İktidarın başı Erdoğan, HDP üzerinde süreklileştirilmiş zulmün kendisine verdiği hazla, verdiği güçle HDP’nin hapisteki eski eşbaşkanı Selahattin Demirtaş’a seslenerek ‘Bir miting yapacak mecaliniz kalmadı’ diye ahkam kesiyor.
HDP, AKP-MHP iktidarının insanlık dışı, hukuk dışı, ırkçı ve faşist uygulamalarına karşı büyük bir mücadele verdi, veriyor; sokakta veriyor, zindanlarda veriyor, mahkemelerde veriyor, Meclis’te veriyor.

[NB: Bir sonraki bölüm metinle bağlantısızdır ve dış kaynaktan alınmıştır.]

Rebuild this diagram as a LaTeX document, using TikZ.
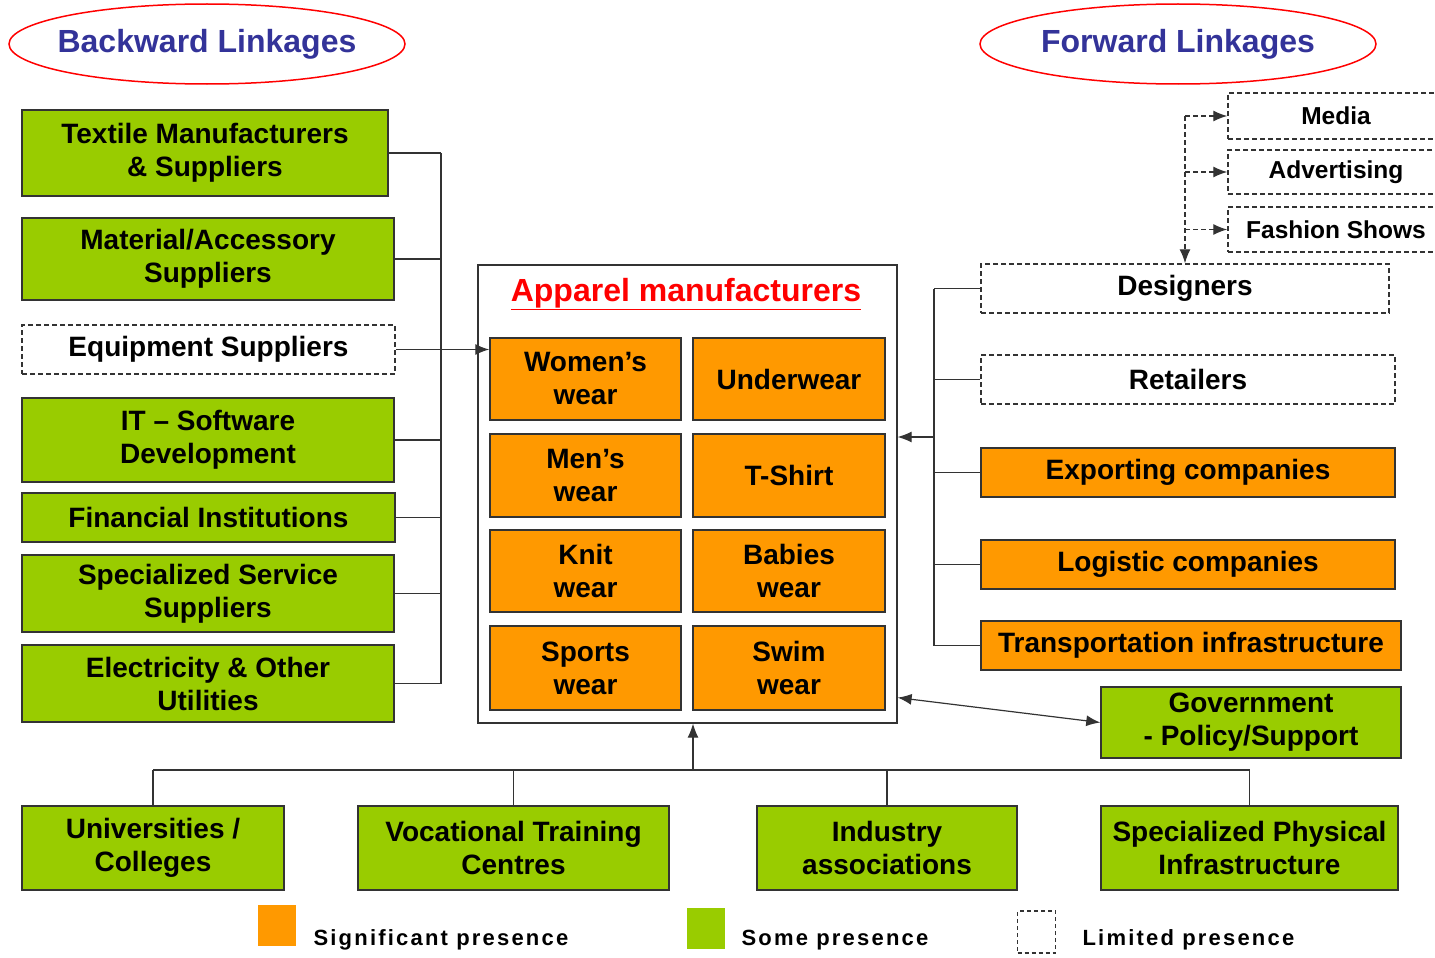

HDP mücadelesi toplumsal dinamiklerde güçlü biçimde karşılık buluyor. Bütün anketler HDP’yi en az yüzde 15 gösteriyor.
HDP Eylül ayında açıkladığı “demokrasiye çağrı deklarasyonuyla” Türkiye’nin demokratik geleceğini ortaya çıkarmada öncülüğünü en güçlü biçimde ortaya koydu.
Partinin düzenlediği son Amed, İstanbul il örgütleri ve gençlik kongrelerinin ihtişamı ve verdiği mesajlar; halklara güven verdi.
Bu mücadele ve direniş AKP-MHP iktidarının şimdiye kadar tüm saldırılarını ve kirli planlarını boşa çıkarmayı başardı.
HDP’yi kriminalize ederek siyasi aktör olmaktan çıkartma ve çökertme hevesi ile saldıran AKP-MHP iktidarının kendisi çöküyor.
2022’nin kazananının daha şimdiden HDP, demokrasi güçleri ve Kürt halkının olacağı görülüyor.